As well, the death certificate for John Arthur Finlayson, the mystery in the Finlayson family plot in Dunedin’s Northern Cemetery, records his

parents being Finlay and Catherine. Given John Arthur was aged 30 when he died in 1911 of Brights Disease (a kidney disease), his parentage would have been something of a miracle, Finlay having died in 1878. Apparently it was the custom to register a mother’s dead husband as the father of a subsequent child if she had not remarried. John Arthur F was a photographer and shared the same address with Catherine.

The 1891 City Directory has Catherine living in Hanover Street where she stayed until a move to 18 St Andrew Street was logged in the 1911

Directory. In later entries, she is living in Hanover Street or 14 Hanover Hall; before that it was “left hand side, from Filleul St”. Mr Google tells me there was a Brethren Hall on the corner of Hanover and Filleul streets at the end of the nineteenth century. Given her occupation was “housekeeper”, she may have acted in that capacity for the church manse or perhaps the Hall was residential. PapersPast indicates Hanover Hall had a public function through appeals for items lost between the hall and other places. It was also successfully registered by the City Council in 1903 although it remains a mystery as to its purpose. By way of a hint, also registered at the same time were the Princess Theatre and the Dunedin Orchestral Society’s Hall. In the late 1890s, her daughter, Rebecca, was at the same address.
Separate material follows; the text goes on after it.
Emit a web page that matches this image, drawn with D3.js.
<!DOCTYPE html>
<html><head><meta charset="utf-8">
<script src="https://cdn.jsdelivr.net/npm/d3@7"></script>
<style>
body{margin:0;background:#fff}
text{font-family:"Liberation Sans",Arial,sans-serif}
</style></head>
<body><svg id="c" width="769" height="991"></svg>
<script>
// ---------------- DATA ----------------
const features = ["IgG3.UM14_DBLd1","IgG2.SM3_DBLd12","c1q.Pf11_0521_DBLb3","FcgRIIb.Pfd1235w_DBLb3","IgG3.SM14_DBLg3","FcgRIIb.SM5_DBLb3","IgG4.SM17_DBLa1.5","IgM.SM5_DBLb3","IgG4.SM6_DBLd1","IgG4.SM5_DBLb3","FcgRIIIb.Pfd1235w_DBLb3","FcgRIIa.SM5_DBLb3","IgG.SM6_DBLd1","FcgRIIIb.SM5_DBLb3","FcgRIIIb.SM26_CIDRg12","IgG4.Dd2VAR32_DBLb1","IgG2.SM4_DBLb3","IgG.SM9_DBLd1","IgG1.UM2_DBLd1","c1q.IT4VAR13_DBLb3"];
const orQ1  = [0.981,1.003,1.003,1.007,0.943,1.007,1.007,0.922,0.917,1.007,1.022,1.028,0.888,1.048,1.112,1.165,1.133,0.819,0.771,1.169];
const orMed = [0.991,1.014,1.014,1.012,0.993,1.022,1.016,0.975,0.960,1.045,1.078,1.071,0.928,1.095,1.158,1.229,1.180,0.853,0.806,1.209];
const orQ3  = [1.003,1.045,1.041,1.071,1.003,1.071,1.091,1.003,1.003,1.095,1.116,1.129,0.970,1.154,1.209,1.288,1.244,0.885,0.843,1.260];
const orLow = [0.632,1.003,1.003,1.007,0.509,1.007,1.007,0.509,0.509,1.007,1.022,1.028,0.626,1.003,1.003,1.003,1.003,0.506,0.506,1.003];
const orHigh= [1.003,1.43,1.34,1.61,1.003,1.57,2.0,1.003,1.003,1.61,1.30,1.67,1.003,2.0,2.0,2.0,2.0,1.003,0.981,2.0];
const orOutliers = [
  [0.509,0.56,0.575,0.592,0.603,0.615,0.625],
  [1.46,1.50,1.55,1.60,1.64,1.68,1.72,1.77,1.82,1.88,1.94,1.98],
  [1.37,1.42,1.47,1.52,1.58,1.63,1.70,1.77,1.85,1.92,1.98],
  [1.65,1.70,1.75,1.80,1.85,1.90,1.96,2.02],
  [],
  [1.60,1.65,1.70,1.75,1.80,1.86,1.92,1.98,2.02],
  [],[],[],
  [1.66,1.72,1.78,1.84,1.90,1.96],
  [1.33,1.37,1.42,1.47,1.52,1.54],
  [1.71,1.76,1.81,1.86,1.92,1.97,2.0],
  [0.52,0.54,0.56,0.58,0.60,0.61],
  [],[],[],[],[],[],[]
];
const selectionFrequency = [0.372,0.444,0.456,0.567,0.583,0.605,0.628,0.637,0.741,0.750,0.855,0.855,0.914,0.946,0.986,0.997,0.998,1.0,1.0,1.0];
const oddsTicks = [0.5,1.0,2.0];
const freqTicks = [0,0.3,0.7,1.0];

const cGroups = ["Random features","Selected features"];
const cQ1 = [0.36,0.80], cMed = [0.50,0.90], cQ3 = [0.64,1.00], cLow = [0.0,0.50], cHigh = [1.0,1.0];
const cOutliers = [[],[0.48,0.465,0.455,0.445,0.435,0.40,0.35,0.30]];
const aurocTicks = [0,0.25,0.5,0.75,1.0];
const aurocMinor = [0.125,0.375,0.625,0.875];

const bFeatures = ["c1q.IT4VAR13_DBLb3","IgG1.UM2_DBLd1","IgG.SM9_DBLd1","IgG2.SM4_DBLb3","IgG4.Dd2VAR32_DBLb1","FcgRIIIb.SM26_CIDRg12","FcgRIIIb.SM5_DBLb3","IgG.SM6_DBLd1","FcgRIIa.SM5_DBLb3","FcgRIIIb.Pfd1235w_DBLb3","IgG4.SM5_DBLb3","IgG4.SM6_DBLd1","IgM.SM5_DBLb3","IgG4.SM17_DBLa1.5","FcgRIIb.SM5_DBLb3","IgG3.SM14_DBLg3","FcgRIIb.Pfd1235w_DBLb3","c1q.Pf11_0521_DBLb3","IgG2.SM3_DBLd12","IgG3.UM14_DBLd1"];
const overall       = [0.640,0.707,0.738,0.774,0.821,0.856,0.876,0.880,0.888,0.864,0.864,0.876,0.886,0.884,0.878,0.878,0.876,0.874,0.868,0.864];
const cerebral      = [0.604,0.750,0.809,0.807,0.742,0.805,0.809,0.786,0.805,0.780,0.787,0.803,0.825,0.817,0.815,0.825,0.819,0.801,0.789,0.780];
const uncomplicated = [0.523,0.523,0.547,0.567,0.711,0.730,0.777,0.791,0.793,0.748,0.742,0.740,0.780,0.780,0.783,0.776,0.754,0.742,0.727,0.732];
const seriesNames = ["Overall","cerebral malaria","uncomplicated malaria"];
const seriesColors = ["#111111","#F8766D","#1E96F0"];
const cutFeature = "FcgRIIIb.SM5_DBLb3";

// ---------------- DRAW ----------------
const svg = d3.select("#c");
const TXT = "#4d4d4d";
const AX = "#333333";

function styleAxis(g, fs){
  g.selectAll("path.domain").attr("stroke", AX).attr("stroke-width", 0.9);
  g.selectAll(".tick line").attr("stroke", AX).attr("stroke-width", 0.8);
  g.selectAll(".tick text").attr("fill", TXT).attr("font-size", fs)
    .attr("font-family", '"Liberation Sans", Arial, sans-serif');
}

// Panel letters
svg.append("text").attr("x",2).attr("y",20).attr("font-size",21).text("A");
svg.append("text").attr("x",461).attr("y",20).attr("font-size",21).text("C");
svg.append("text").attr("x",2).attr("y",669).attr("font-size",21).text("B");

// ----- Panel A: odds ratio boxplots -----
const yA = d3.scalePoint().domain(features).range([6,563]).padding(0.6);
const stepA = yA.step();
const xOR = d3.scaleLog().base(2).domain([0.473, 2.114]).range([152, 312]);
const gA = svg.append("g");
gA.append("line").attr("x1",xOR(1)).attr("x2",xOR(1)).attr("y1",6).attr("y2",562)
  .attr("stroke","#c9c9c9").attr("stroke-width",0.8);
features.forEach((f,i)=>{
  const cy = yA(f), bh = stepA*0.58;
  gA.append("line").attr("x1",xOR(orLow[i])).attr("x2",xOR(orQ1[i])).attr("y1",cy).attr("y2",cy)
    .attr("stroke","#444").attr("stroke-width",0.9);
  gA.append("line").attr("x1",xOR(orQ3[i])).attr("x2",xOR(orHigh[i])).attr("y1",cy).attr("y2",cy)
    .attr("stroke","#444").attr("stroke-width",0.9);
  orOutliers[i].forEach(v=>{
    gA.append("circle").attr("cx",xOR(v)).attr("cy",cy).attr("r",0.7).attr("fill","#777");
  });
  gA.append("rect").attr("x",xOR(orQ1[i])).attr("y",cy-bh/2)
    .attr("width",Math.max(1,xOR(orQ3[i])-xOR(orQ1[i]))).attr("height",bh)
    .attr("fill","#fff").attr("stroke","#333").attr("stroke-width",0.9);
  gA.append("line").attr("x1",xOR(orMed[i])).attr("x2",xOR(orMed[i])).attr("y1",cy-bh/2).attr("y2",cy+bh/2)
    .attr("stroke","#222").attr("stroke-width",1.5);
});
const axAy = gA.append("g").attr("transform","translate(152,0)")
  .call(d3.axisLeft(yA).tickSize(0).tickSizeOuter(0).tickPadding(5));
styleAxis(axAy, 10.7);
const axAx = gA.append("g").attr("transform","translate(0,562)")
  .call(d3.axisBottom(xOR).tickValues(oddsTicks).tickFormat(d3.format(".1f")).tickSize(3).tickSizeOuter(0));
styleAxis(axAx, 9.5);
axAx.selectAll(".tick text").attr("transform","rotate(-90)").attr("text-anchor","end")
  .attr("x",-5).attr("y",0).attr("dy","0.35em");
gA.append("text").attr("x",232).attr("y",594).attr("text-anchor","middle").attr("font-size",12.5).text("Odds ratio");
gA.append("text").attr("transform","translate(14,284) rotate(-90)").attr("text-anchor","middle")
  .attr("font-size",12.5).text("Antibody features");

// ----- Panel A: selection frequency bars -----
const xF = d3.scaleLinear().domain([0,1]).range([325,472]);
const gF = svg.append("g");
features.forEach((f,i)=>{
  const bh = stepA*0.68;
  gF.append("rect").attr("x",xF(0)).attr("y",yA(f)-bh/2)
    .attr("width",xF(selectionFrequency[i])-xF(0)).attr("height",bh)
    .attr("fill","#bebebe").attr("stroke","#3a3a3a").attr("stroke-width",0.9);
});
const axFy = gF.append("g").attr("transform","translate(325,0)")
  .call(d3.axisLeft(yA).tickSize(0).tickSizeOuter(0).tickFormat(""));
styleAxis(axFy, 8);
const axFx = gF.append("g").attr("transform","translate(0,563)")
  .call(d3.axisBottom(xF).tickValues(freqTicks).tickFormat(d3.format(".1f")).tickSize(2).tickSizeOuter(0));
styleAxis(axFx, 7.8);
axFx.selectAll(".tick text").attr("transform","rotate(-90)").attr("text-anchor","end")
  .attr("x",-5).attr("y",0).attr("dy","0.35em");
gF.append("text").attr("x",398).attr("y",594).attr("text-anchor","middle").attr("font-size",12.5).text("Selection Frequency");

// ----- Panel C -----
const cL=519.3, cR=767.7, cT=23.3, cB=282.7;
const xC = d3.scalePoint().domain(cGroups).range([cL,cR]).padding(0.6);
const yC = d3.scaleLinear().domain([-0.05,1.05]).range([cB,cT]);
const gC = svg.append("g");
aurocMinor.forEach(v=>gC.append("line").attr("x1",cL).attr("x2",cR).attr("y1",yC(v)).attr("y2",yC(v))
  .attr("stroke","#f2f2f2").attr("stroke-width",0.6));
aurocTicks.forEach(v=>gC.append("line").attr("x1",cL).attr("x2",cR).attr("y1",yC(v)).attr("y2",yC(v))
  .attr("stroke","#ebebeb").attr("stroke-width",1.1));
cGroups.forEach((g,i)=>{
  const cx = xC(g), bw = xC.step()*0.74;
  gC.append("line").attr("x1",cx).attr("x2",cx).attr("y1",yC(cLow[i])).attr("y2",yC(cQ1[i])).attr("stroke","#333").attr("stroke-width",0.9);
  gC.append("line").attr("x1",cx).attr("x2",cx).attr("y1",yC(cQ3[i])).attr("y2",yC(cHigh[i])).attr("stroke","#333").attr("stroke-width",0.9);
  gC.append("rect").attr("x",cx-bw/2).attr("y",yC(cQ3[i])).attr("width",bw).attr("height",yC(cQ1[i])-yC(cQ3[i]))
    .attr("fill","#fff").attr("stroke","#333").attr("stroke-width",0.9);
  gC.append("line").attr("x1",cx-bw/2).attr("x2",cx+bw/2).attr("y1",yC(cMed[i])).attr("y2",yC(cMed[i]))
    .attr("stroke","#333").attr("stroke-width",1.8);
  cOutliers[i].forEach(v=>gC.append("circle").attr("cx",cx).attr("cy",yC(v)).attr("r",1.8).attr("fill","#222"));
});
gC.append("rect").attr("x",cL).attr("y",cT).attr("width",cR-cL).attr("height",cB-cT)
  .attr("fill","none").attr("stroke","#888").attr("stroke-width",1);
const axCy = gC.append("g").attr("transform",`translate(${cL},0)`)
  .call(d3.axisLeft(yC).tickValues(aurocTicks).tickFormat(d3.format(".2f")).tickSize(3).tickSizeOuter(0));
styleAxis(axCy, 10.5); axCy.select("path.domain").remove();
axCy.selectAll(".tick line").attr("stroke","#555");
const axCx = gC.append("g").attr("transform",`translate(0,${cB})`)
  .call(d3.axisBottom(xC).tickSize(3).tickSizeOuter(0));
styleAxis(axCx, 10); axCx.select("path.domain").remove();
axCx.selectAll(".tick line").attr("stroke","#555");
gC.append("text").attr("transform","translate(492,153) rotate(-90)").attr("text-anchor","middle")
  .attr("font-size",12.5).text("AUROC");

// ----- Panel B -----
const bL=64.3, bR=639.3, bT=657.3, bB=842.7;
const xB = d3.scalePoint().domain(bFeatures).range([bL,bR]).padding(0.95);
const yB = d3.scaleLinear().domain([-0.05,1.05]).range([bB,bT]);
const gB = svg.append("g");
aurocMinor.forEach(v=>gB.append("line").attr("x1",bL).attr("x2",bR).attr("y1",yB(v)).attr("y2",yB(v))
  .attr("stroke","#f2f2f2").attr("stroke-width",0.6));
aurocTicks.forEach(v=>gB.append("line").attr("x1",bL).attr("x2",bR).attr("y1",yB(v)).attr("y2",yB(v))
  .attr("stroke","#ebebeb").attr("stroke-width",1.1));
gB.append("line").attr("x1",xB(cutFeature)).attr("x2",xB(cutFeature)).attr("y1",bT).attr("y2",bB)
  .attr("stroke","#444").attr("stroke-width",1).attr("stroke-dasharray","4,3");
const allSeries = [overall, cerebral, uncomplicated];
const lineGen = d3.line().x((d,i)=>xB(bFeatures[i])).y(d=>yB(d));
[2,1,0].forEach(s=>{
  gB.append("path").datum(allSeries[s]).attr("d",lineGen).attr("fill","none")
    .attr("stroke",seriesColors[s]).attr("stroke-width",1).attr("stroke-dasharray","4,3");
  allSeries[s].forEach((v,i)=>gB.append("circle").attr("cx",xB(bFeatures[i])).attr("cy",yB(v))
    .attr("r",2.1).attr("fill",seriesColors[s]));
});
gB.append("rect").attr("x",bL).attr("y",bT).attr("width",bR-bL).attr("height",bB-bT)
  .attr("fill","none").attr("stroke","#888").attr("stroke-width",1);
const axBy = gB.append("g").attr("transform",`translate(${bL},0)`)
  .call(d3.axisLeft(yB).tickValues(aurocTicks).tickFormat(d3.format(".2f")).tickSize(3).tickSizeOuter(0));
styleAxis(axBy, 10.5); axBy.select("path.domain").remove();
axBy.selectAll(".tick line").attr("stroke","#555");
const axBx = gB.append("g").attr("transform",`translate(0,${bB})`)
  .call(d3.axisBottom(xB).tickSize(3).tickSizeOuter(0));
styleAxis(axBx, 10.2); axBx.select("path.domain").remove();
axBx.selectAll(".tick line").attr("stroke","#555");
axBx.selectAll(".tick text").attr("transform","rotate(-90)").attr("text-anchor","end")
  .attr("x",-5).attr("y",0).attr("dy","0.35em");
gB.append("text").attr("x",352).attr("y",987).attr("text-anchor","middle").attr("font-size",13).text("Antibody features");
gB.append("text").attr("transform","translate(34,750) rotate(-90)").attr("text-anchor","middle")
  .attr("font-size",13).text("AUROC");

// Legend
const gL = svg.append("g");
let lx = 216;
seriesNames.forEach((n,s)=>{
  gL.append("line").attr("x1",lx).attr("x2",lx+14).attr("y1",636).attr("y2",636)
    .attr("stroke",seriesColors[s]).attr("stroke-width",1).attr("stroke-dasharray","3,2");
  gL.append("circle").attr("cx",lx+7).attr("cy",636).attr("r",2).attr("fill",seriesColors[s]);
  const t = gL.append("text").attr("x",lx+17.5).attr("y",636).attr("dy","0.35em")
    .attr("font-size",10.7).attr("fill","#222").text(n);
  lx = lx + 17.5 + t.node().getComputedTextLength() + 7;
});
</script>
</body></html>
Presumably so, too, were Rebecca’s sons.


 

Catherine Finlayson, Upper Hanover Street, is prominent on that page

of 1893’s Suffragette petition - other pages have the names of Finlayson

and Gray women who are likely to have been ours. In the first decade of the twentieth century, John Arthur F lived at that address then at 18 St Andrew Street with Catherine, where he died.

When she died, aged 80, Catherine was living at 46 (or 53, depending

on which newspaper report is to be believed) George Street. Rebecca had been supporting Catherine, financially and practically, probably since her mother had become too old to continue housekeeping duties or perhaps since Rebecca had the financial wherewithal to help out.

On the evening of Saturday, 15 August, she found her mother’s body

in bed where it had been for several days. When Rebecca had visited Catherine on the Tuesday, the latter had complained of chest pains but chosen to do nothing about them because they were just more of the same and, as they had before, would go away. Catherine’s doctor said her heart was badly diseased and her death expected.

Catherine lived a long and eventful life, coping with whatever was

thrown at her by circumstances. I imagine her photographer son took her image more than once, it is a pity none have survived for us to see this resourceful woman.